WHAT THE TASK ASKS >> Pictures in the data below are not part of the copy; transcribe everything else exactly.

— BEGIN —

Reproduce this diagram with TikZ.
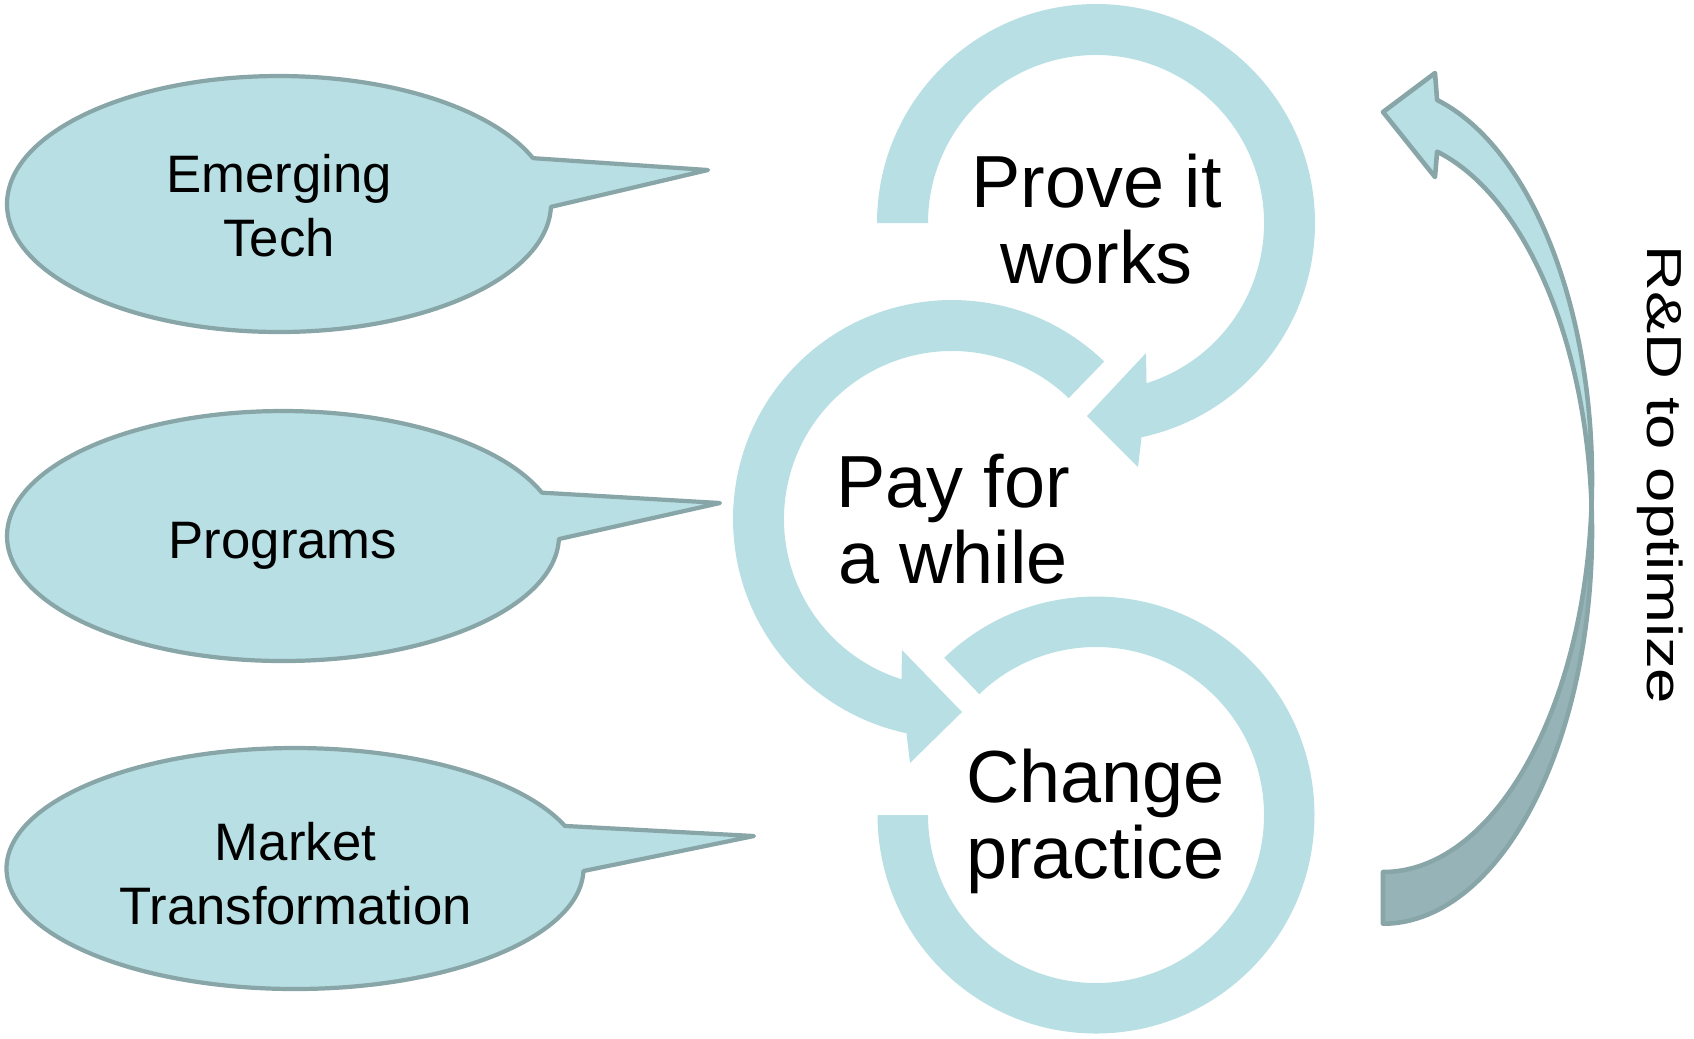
\documentclass[tikz,border=0pt]{standalone}
\usepackage{fontspec}
\setmainfont{Liberation Sans}
\usepackage{xcolor}
\definecolor{Col1}{RGB}{184,223,227}
\definecolor{Col2}{RGB}{136,165,168}
\definecolor{Col3}{RGB}{150,180,183}
\usepackage{tikz}
\usetikzlibrary{calc}
\tikzstyle{Ring}=[fill=Col1,draw=none]
\tikzstyle{Bubble}=[fill=Col1,draw=Col2,line width=1.2pt,line join=round]
\tikzstyle{Ribbon}=[draw=Col2,line width=1.3pt,line join=round]
\tikzstyle{BigText}=[inner sep=0pt,align=center,
font=\fontsize{21}{21.6}\selectfont]
\tikzstyle{BubbleText}=[inner sep=0pt,align=center,
font=\fontsize{15}{18.2}\selectfont]
\tikzstyle{SideText}=[inner sep=0pt,rotate=-90,
font=\fontsize{14}{16}\selectfont]

\begin{document}
\begin{tikzpicture}
        \useasboundingbox (0,0) rectangle (16.94,-10.38);
        \coordinate(T)at(10.96,-2.23);
        \coordinate(M)at(9.52,-5.19);
        \coordinate(B)at(10.96,-8.15);
        \coordinate(e1)at(2.79,-2.04);
        \coordinate(e2)at(2.83,-5.36);
        \coordinate(e3)at(2.95,-8.685);
        \coordinate(rA)at(13.83,-4.793);
        \coordinate(rB)at(13.83,-5.31);
        \coordinate(h1)at(14.35,-0.73);
        \coordinate(h2)at(13.83,-1.12);
        \coordinate(h3)at(14.35,-1.77);
        % rings
        \fill[Ring]($(T)+(180:2.19)$)arc[start angle=180,end angle=-78,radius=2.19]
            --($(T)+(0.42,-2.44)$)--($(T)+(-0.09,-1.93)$)--($(T)+(0.50,-1.30)$)
            --($(T)+(-72.5:1.68)$)arc[start angle=-72.5,end angle=180,radius=1.68]--cycle;
        \fill[Ring]($(M)+(46:2.19)$)arc[start angle=46,end angle=258,radius=2.19]
            --($(M)+(-0.42,-2.44)$)--($(M)+(0.10,-1.93)$)--($(M)+(-0.50,-1.31)$)
            --($(M)+(252.5:1.68)$)arc[start angle=252.5,end angle=46,radius=1.68]--cycle;
        \fill[Ring]($(B)+(134:2.185)$)arc[start angle=134,end angle=-180,radius=2.185]
            --($(B)+(180:1.68)$)arc[start angle=-180,end angle=134,radius=1.68]--cycle;
        % callouts
        \draw[Bubble]($(e1)+(21:2.72 and 1.28)$)--($(e1)+(4.29,0.34)$)
            --($(e1)+(-1.3:2.72 and 1.28)$)
            arc[start angle=-1.3,end angle=-339,x radius=2.72,y radius=1.28]--cycle;
        \draw[Bubble]($(e2)+(20.3:2.76 and 1.25)$)--($(e2)+(4.37,0.33)$)
            --($(e2)+(-1.4:2.76 and 1.25)$)
            arc[start angle=-1.4,end angle=-339.7,x radius=2.76,y radius=1.25]--cycle;
        \draw[Bubble]($(e3)+(20.7:2.885 and 1.205)$)--($(e3)+(4.59,0.325)$)
            --($(e3)+(-1.2:2.885 and 1.205)$)
            arc[start angle=-1.2,end angle=-339.3,x radius=2.885,y radius=1.205]--cycle;
        % curved arrow
        \draw[Ribbon,fill=Col3]($(rB)+(3.77:2.09 and 3.927)$)
            arc[start angle=3.77,end angle=-90,x radius=2.09,y radius=3.927]
            --($(rA)+(-90:2.09 and 3.927)$)
            arc[start angle=-90,end angle=-3.77,x radius=2.09,y radius=3.927]--cycle;
        \draw[Ribbon,fill=Col1]($(rA)+(75:2.09 and 3.927)$)
            arc[start angle=75,end angle=-3.77,x radius=2.09,y radius=3.927]
            arc[start angle=3.77,end angle=75,x radius=2.09,y radius=3.927]
            --(h3)--(h2)--(h1)--cycle;
        % texts (base = last line)
        \node[BigText,anchor=base](prove)at(10.965,-2.83){Prove it\\works};
        \node[BigText,anchor=base](pay)at(9.53,-5.83){Pay for\\a while};
        \node[BigText,anchor=base](change)at(10.955,-8.78){Change\\practice};
        \node[BubbleText,anchor=base](emerging)at(2.79,-2.565){Emerging\\Tech};
        \node[BubbleText,anchor=base](programs)at(2.83,-5.586){Programs};
        \node[BubbleText,anchor=base](market)at(2.955,-9.24){Market\\Transformation};
        \node[SideText](rd)at(16.6,-4.75){\scalebox{1.29}[1]{R\&D to optimize}};
    \end{tikzpicture}
\end{document}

— END —

IN RESPONSE >>
Reproduce this diagram with TikZ.
\documentclass[tikz,border=0pt]{standalone}
\usepackage{fontspec}
\setmainfont{Liberation Sans}
\usepackage{xcolor}
\definecolor{Col1}{RGB}{184,223,227}
\definecolor{Col2}{RGB}{136,165,168}
\definecolor{Col3}{RGB}{150,180,183}
\usepackage{tikz}
\usetikzlibrary{calc}
\tikzstyle{Ring}=[fill=Col1,draw=none]
\tikzstyle{Bubble}=[fill=Col1,draw=Col2,line width=1.2pt,line join=round]
\tikzstyle{Ribbon}=[draw=Col2,line width=1.3pt,line join=round]
\tikzstyle{BigText}=[inner sep=0pt,align=center,
font=\fontsize{21}{21.6}\selectfont]
\tikzstyle{BubbleText}=[inner sep=0pt,align=center,
font=\fontsize{15}{18.2}\selectfont]
\tikzstyle{SideText}=[inner sep=0pt,rotate=-90,
font=\fontsize{14}{16}\selectfont]

\begin{document}
\begin{tikzpicture}
        \useasboundingbox (0,0) rectangle (16.94,-10.38);
        \coordinate(T)at(10.96,-2.23);
        \coordinate(M)at(9.52,-5.19);
        \coordinate(B)at(10.96,-8.15);
        \coordinate(e1)at(2.79,-2.04);
        \coordinate(e2)at(2.83,-5.36);
        \coordinate(e3)at(2.95,-8.685);
        \coordinate(rA)at(13.83,-4.793);
        \coordinate(rB)at(13.83,-5.31);
        \coordinate(h1)at(14.35,-0.73);
        \coordinate(h2)at(13.83,-1.12);
        \coordinate(h3)at(14.35,-1.77);
        % rings
        \fill[Ring]($(T)+(180:2.19)$)arc[start angle=180,end angle=-78,radius=2.19]
            --($(T)+(0.42,-2.44)$)--($(T)+(-0.09,-1.93)$)--($(T)+(0.50,-1.30)$)
            --($(T)+(-72.5:1.68)$)arc[start angle=-72.5,end angle=180,radius=1.68]--cycle;
        \fill[Ring]($(M)+(46:2.19)$)arc[start angle=46,end angle=258,radius=2.19]
            --($(M)+(-0.42,-2.44)$)--($(M)+(0.10,-1.93)$)--($(M)+(-0.50,-1.31)$)
            --($(M)+(252.5:1.68)$)arc[start angle=252.5,end angle=46,radius=1.68]--cycle;
        \fill[Ring]($(B)+(134:2.185)$)arc[start angle=134,end angle=-180,radius=2.185]
            --($(B)+(180:1.68)$)arc[start angle=-180,end angle=134,radius=1.68]--cycle;
        % callouts
        \draw[Bubble]($(e1)+(21:2.72 and 1.28)$)--($(e1)+(4.29,0.34)$)
            --($(e1)+(-1.3:2.72 and 1.28)$)
            arc[start angle=-1.3,end angle=-339,x radius=2.72,y radius=1.28]--cycle;
        \draw[Bubble]($(e2)+(20.3:2.76 and 1.25)$)--($(e2)+(4.37,0.33)$)
            --($(e2)+(-1.4:2.76 and 1.25)$)
            arc[start angle=-1.4,end angle=-339.7,x radius=2.76,y radius=1.25]--cycle;
        \draw[Bubble]($(e3)+(20.7:2.885 and 1.205)$)--($(e3)+(4.59,0.325)$)
            --($(e3)+(-1.2:2.885 and 1.205)$)
            arc[start angle=-1.2,end angle=-339.3,x radius=2.885,y radius=1.205]--cycle;
        % curved arrow
        \draw[Ribbon,fill=Col3]($(rB)+(3.77:2.09 and 3.927)$)
            arc[start angle=3.77,end angle=-90,x radius=2.09,y radius=3.927]
            --($(rA)+(-90:2.09 and 3.927)$)
            arc[start angle=-90,end angle=-3.77,x radius=2.09,y radius=3.927]--cycle;
        \draw[Ribbon,fill=Col1]($(rA)+(75:2.09 and 3.927)$)
            arc[start angle=75,end angle=-3.77,x radius=2.09,y radius=3.927]
            arc[start angle=3.77,end angle=75,x radius=2.09,y radius=3.927]
            --(h3)--(h2)--(h1)--cycle;
        % texts (base = last line)
        \node[BigText,anchor=base](prove)at(10.965,-2.83){Prove it\\works};
        \node[BigText,anchor=base](pay)at(9.53,-5.83){Pay for\\a while};
        \node[BigText,anchor=base](change)at(10.955,-8.78){Change\\practice};
        \node[BubbleText,anchor=base](emerging)at(2.79,-2.565){Emerging\\Tech};
        \node[BubbleText,anchor=base](programs)at(2.83,-5.586){Programs};
        \node[BubbleText,anchor=base](market)at(2.955,-9.24){Market\\Transformation};
        \node[SideText](rd)at(16.6,-4.75){\scalebox{1.29}[1]{R\&D to optimize}};
    \end{tikzpicture}
\end{document}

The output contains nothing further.